To be or not to be – it was not to be

By our Political Editor

The Crown Prince is dead. Anura Bandaranaike died last Sunday at the age of 59. And, with his passing away, the end of the Bandaranaike dynasty has been signaled. Anura Priyadarshi Solomon Dias Bandaranaike was the only man in the world whose both parents were prime ministers. Naturally, he too took to politics and was the obvious Crown Prince, to the manor born. But in death, his manner was more of a political pauper than Crown Prince, a mere member of parliament, overstaying at a state guest house, uncertain as to whether he was in the government or the opposition.
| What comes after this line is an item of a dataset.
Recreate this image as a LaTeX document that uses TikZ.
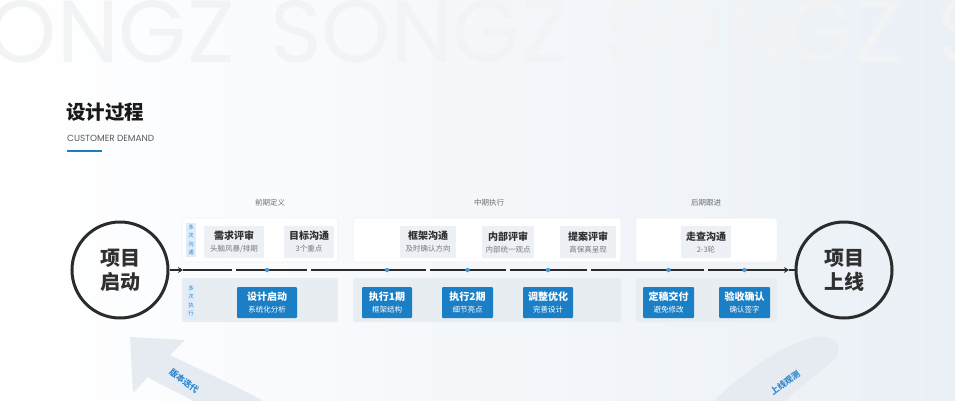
\documentclass[tikz,border=0pt]{standalone}
\usepackage{fontspec}
\setmainfont{Noto Sans CJK SC}
\newfontfamily\popf{Poppins}
\usetikzlibrary{arrows.meta}
\definecolor{ink}{HTML}{2B2B2B}
\definecolor{bblue}{HTML}{1B7FC5}
\definecolor{pgray}{HTML}{E8EDF2}
\definecolor{bgray}{HTML}{EDF0F4}
\definecolor{stripc}{HTML}{E0EDF8}
\definecolor{stxt}{HTML}{2E8AD0}
\definecolor{subc}{HTML}{7A7A7A}
\definecolor{ttl}{HTML}{303030}
\definecolor{wm}{HTML}{F2F3F4}
\definecolor{arrowc}{HTML}{E5EBF1}
\definecolor{dotc}{HTML}{4F9BD6}
\definecolor{pedge}{HTML}{EEF1F4}
\newcommand{\gtxt}[2]{{\fontsize{10}{13}\selectfont\bfseries #1}\\{\fontsize{7.5}{13}\selectfont\color{subc}#2}}
\newcommand{\btxt}[2]{{\fontsize{10}{13}\selectfont\bfseries #1}\\{\fontsize{7.5}{13}\selectfont #2}}
\begin{document}
\begin{tikzpicture}[x=1pt,y=-1pt,
  panelw/.style={fill=white, draw=pedge, line width=0.6pt, rounded corners=2pt, inner sep=0pt, minimum height=44pt},
  panelg/.style={fill=pgray, rounded corners=2pt, inner sep=0pt, minimum height=44pt},
  graybox/.style={fill=bgray, minimum height=32pt, inner sep=0pt, align=center, text=ttl},
  bluebox/.style={fill=bblue, minimum height=31pt, inner sep=0pt, align=center, text=white, rounded corners=1pt},
  stripbox/.style={fill=stripc, minimum width=10pt, inner sep=0pt, align=center, text=stxt, font=\fontsize{5.5}{8.5}\selectfont},
  phase/.style={text=subc!90!black, font=\fontsize{7.5}{9}\selectfont},
  bigc/.style={circle, draw=ink, line width=3pt, minimum size=96pt, inner sep=0pt, align=center, text=ttl, font=\fontsize{20}{24}\selectfont\bfseries},
  tl/.style={draw=ink, line width=2.5pt},
  dotn/.style={circle, fill=dotc, minimum size=4.5pt, inner sep=0pt},
  arrl/.style={text=stxt, font=\fontsize{8.5}{9}\selectfont\bfseries},
  wmark/.style={text=wm, font=\popf\fontsize{88}{88}\selectfont, anchor=base west, inner sep=0pt}
]
\useasboundingbox (0,0) rectangle (955,400);
\shade[left color=white, right color={rgb,255:red,234;green,240;blue,246}] (0,0) rectangle (955,400);
% watermark
\node[wmark] (w1) at (-64,62) {SONGZ};
\node[wmark] (w2) at (270,62) {SONGZ};
\node[wmark] (w3) at (603,62) {SONGZ};
\node[wmark] (w4) at (937,62) {SONGZ};
% title
\node[anchor=west, inner sep=0pt, text=black!90, font=\fontsize{19.5}{22}\selectfont\bfseries] (title) at (66,112) {设计过程};
\node[anchor=west, inner sep=0pt, text=black!65, font=\popf\fontsize{8.9}{10}\selectfont] (subtitle) at (67,138) {CUSTOMER DEMAND};
\coordinate (ul1) at (67,151);
\coordinate (ul2) at (102,151);
\draw[bblue, line width=2pt] (ul1) -- (ul2);
% bottom decorative arrows
\path[fill=arrowc] (130,337) -- (185,340) -- (170,355) .. controls (205,372) and (240,388) .. (265,402) -- (195,402) .. controls (178,392) and (160,385) .. (148,377) -- (133,393) -- cycle;
\node[arrl, rotate=-37] (iter) at (184,381) {版本迭代};
\path[fill=arrowc] (713,402) .. controls (740,375) and (780,345) .. (815,337) .. controls (832,334) and (843,345) .. (837,356) .. controls (825,370) and (800,385) .. (785,402) -- cycle;
\node[arrl, rotate=36] (obs) at (785,383) {上线观测};
% phase labels
\node[phase] (ph1) at (270,203) {前期定义};
\node[phase] (ph2) at (489,203) {中期执行};
\node[phase] (ph3) at (706,203) {后期跟进};
% panels
\node[panelw, minimum width=156pt] (P1) at (260,240) {};
\node[panelw, minimum width=268pt] (P2) at (487,240) {};
\node[panelw, minimum width=141pt] (P3) at (706.5,240) {};
\node[panelg, minimum width=156pt] (Q1) at (260,300) {};
\node[panelg, minimum width=268pt] (Q2) at (487,300) {};
\node[panelg, minimum width=141pt] (Q3) at (706.5,300) {};
% strips
\node[stripbox, minimum height=34pt] (S1) at (191,240) {多\\次\\沟\\通};
\node[stripbox, minimum height=38pt] (S2) at (191,301) {多\\次\\执\\行};
% upper gray boxes
\node[graybox, minimum width=60pt] (b1) at (234,242) {\gtxt{需求评审}{头脑风暴/排期}};
\node[graybox, minimum width=50pt] (b2) at (309,242) {\gtxt{目标沟通}{3个重点}};
\node[graybox, minimum width=56pt] (b3) at (428,242) {\gtxt{框架沟通}{及时确认方向}};
\node[graybox, minimum width=52pt] (b4) at (508,242) {\gtxt{内部评审}{内部统一观点}};
\node[graybox, minimum width=56pt] (b5) at (588,242) {\gtxt{提案评审}{高保真呈现}};
\node[graybox, minimum width=50pt] (b6) at (706,242) {\gtxt{走查沟通}{2-3轮}};
% lower blue boxes
\node[bluebox, minimum width=60pt] (c1) at (267,302.5) {\btxt{设计启动}{系统化分析}};
\node[bluebox, minimum width=50pt] (c2) at (387,302.5) {\btxt{执行1期}{框架结构}};
\node[bluebox, minimum width=51pt] (c3) at (467.5,302.5) {\btxt{执行2期}{细节亮点}};
\node[bluebox, minimum width=50pt] (c4) at (548,302.5) {\btxt{调整优化}{完善设计}};
\node[bluebox, minimum width=51pt] (c5) at (668.5,302.5) {\btxt{定稿交付}{避免修改}};
\node[bluebox, minimum width=51pt] (c6) at (744.5,302.5) {\btxt{验收确认}{确认签字}};
% circles
\node[bigc] (start) at (120,270) {项目\\启动};
\node[bigc] (finish) at (844,270) {项目\\上线};
% timeline
\coordinate (t1) at (183,270);
\coordinate (g1a) at (232,270); \coordinate (g1b) at (236,270);
\coordinate (g2a) at (307,270); \coordinate (g2b) at (311,270);
\coordinate (g3a) at (426,270); \coordinate (g3b) at (430,270);
\coordinate (g4a) at (506,270); \coordinate (g4b) at (510,270);
\coordinate (g5a) at (587,270); \coordinate (g5b) at (591,270);
\coordinate (g6a) at (704,270); \coordinate (g6b) at (708,270);
\coordinate (t2) at (789,270);
\draw[tl, -{Stealth[length=5pt,width=6pt]}] (start.east) -- (t1);
\draw[tl] (t1) -- (g1a);
\draw[tl] (g1b) -- (g2a);
\draw[tl] (g2b) -- (g3a);
\draw[tl] (g3b) -- (g4a);
\draw[tl] (g4b) -- (g5a);
\draw[tl] (g5b) -- (g6a);
\draw[tl, -{Stealth[length=5pt,width=6pt]}] (g6b) -- (t2);
\draw[tl] (t2) -- (finish.west);
% dots
\node[dotn] (d1) at (c1 |- t1) {};
\node[dotn] (d2) at (c2 |- t1) {};
\node[dotn] (d3) at (c3 |- t1) {};
\node[dotn] (d4) at (c4 |- t1) {};
\node[dotn] (d5) at (c5 |- t1) {};
\node[dotn] (d6) at (c6 |- t1) {};
\end{tikzpicture}
\end{document}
Exclusive picture which appeared on the front page of The Sunday Times (June 10, 2001) of Anura Bandaranaike going through Erskine May before delivering the famous ruling on the Supremacy of Parliament

Bradman Weerakoon, civil servant and secretary to both S.W.R.D. and Sirimavo Bandaranaike in his memoirs ‘Rendering unto Caesar’ recalls how Anura, as a young boy ran to his father complaining that his playmate from the village was constantly beating him at cricket.

Ironically, that is what happened to Anura all his adult life: there was always someone, perhaps with lesser credentials, outplaying him. Chandrika Kumaratunge spent just a few months as a Chief Minister before catapulting into Parliament as Prime Minister before assuming the powerful Presidency; Mahinda Rajapaksa was in political wilderness for twelve years while Anura led his party in Parliament but Rajapaksa then had a meteoric rise to power while Anura fell from grace.

Anura’s record has a sense of déjà vu: it was almost as if whichever party Anura was in, lost the elections. Since the United National Party (UNP) landslide of 1977 and after spending seventeen years in the opposition, the Sri Lanka Freedom Party (SLFP) returned to power in 1994. But a year earlier, Anura had left the SLFP to join the UNP.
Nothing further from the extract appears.